Beichner advocates this change due to his remaining of the teacher's role. "What's the role of a teacher? To dispense, transmit information? Well, that was true 15 years ago before there was Google, but now I can pull out my cell phone and find something that is more up to date than what the lecturer is talking about.". But changing classroom activities is not the only step Beichner has taken to insure that his students succeed.
Each student works in a small group, with at least one of those students being above average. That way, that student can help his or her struggling peers master the material. Students may be more likely to ask for assistance or to ask questions of a fellow student when they do not understand something rather than interrupting a lecturing professor in the middle of a crowded classroom. Beichner also recommends that students work at tables that are seven feet in diameter: large enough to facilitate hands-on work, but small enough that conversation is encouraged without shouting. The SCALE-UP classroom further encourages collaboration by awarding groups extra points if the entire team scores above 80 percent on a test. The model also allows groups to fire students who are no longer pulling their own weight, forcing that student to complete the rest of the class work on his or her own (Beichner has noted that these instances are typically rare). Through this, the SCALE-UP classroom has livened up classrooms and encouraged discussion, but it has also achieved more concrete results.
Students who have attended a SCALE-UP style class typically have better problem-solving skills, higher conceptual understanding of the material, improved attitude towards class and a much lower failure rate for women, minorities and other at-risk student populations. In short, many of the problems that typically hamper STEM success seem to be answered by the SCALE-UP, particularly in terms of mastery of material and inclusion of groups typically left behind in STEM learning.

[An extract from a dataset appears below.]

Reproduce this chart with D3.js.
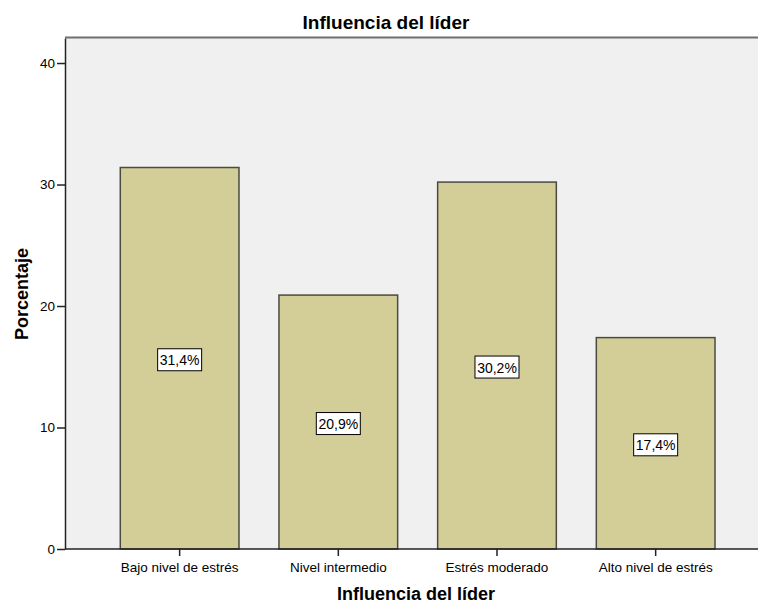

These sorts of innovations in classroom learning cannot come too soon. According to Facts of Science Education survey published by Bayer Corporation in October 2013, half of Fortune 1000 companies said that they had trouble recruiting qualified STEM graduates with two- or four-year college degrees. Even the White House has promoted these types of active learning environments to better engage students. This is not to say that there is no place for traditional lectures or that all classrooms should immediately adopt the SCALE-UP model. But, in an age when still far too many students get left behind in STEM subjects, whether through a lack of interest or lack of preparation to enter collegiate level STEM work, an active engagement model like SCALE-UP offers educators one more tool to use to even out the playing field for every student in America.